Quarterly Letters

Q4 2020 Quarterly Letter

Written by Kevin Malone | Dec 31, 2020

 

Resilience  

definition: the ability to be happy, successful, etc. again after something difficult or bad has happened; 

: the quality of being able to return quickly to a previous good condition after problems  

This is a quality we need every day. We need to respond to little things that can negatively impact us in our daily lives, and occasionally we need it to respond to big things. If we are successful, we are resilient.  

The same is true for markets. When economic conditions change for the worse, markets decline and investor psychology changes along with it. We are fascinated by studies that show investors are more positive about their investment portfolios and expect higher returns after markets have risen, and conversely, they are more negative and expect lower returns after a market decline. While this would suggest buying stocks at lower prices is devoid from investor psychology, the studies also show investors recover after markets start to rise again. Investors are resilient.  

One could make the argument that resilience has never been more important in any year than it is in this year. We have just completed three quarters of the year, and the S&P 500 has risen 3.4% this year. Sounds kind of boring, like not much has happened! Well that would be the most off base conclusion one could make. 2020 has been the most remarkable year in almost all our lives. It is easier to list the issues in our lives that have not changed than the list of those that have changed. Masks, Purell and social distancing have become part of our daily routines. Gone from our routines are dinners out, parties, movies and socializing in general. It is an election year and normally that would be the biggest story of the year. While it has been for brief periods, we have reverted to the issues related to Covid-19 at every turn. Today we face the reality that our President and the First Lady have tested positive. All of us at Greenrock have the President, the First Lady and everyone who has tested positive, died or have had a loved one die in our thoughts and prayers.  

We all would like to go back to normal, even dull sounds interesting today. But we are resilient, so we go on.  

Volatility and the Stock Market  

The volatility of the stock market has been record breaking. To demonstrate this, we have three charts below that show three distinct periods over the last 21 years. Can you identify the periods?            

Chart 1Chart 2Chart 3

They all look somewhat similar, and honestly this is not a fair question. We picked these periods because they were similar, and it is nearly impossible to identify periods from a blank chart. Our minds are not built that way, we do not remember periods by a chart. That said, what we find interesting about these three charts is that they look somewhat similar. Charts 1 and 2 have slightly deeper declines than chart 3, but other than that observation they look reasonably similar. One of these charts covers a 6-year period while another covers 7 years, and one of these charts covers three quarters.  So here are the charts with their periods identified.  

Chart 1

Chart 2

Chart 3

So, what took one to three years in two of the biggest declines in our history, took a little more than one month this year. All the periods saw a rise after the decline. Now it is important to note that what has happened this year is not the equivalent of a typical 6 or 7 year period. If we showed you other, in fact most, 6 or 7 year periods, you would not see 38% or 34% declines. You would see some volatility, but not dramatic declines. Since 1970, the last 50 years, there have been four periods when the S&P 500 declined more than 33%. We have shown three of those periods above, and the other was 1973-1974. That is the full list, 50 years. 

Why is this Important?  

When you couple the velocity of change in the equity market with all the other changes in our lives, you get a year that is making your head spin. We have internal mechanisms that allow us to adapt, resiliency. But perspective is also important. The definition of perspective that we believe is important today is this, to think about a situation or a problem in a wise or reasonable way. The perspective that we think is important to realize that the stock market reaction to the events of this year are not normal. We are being asked to be resilient and put in perspective changes at a rate we normally see over a decade or more, not 9 months.  

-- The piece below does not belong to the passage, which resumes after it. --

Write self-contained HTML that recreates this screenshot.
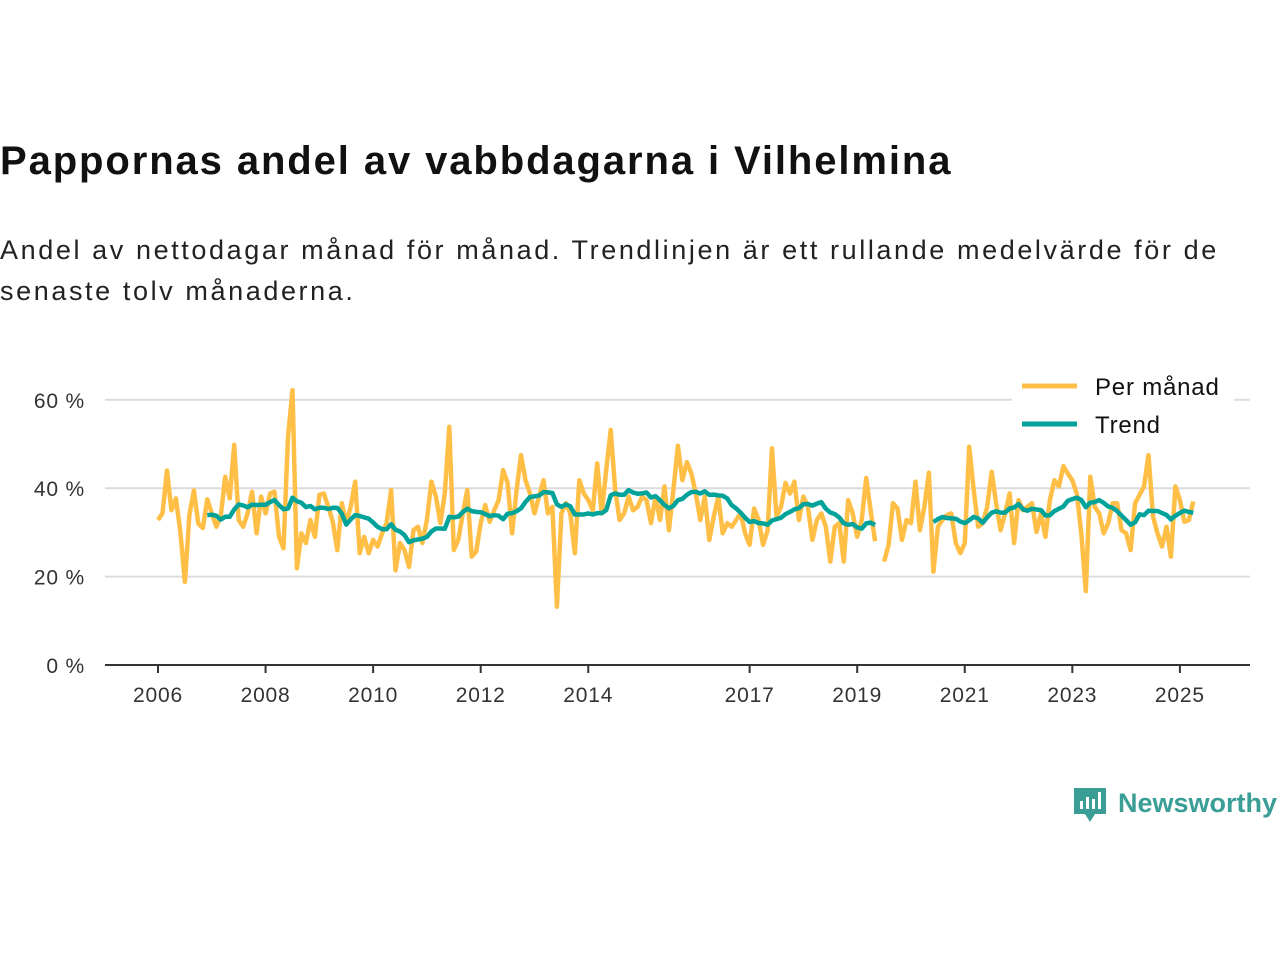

Where do we go from here?  

Welcome to the unanswerable, but we have some clues. We think three things happen as we end 2020 and move to 2021.  

  1. Volatility remains.  Our economy has been damaged by the shutdown and GDP will be negative this year. Recovery will not be linear, meaning not all sectors will come back together. Unemployment will take time to recover, so stimulus packages will remain an issue even into 2021. All of this suggests volatility will be with us over the next five quarters. We do not expect another decline like we saw in March, but we expect more volatility than normal. 
  2. The election matters less than we think. We all feel very strongly about our candidate and about the issues our country will face if that candidate is not elected. The reality is we will see increased debt added over the next four years, an infrastructure bill passed putting people to work and improving our highways and bridges, and a slow but steady economic recovery and reduction in unemployment regardless of which candidate wins the election.
  3. Low returns from stocks and bonds will be our future.  We know the returns from bonds given the current interest rate levels will be very low. We will not be able to achieve client investment return needs using bonds as we have in the past. The domestic stock market is bifurcated, but in a different way than it has been. Growth has outperformed value over the last decade, and we think value will outperform in this decade. But there will be tech stocks that bring change and will do well.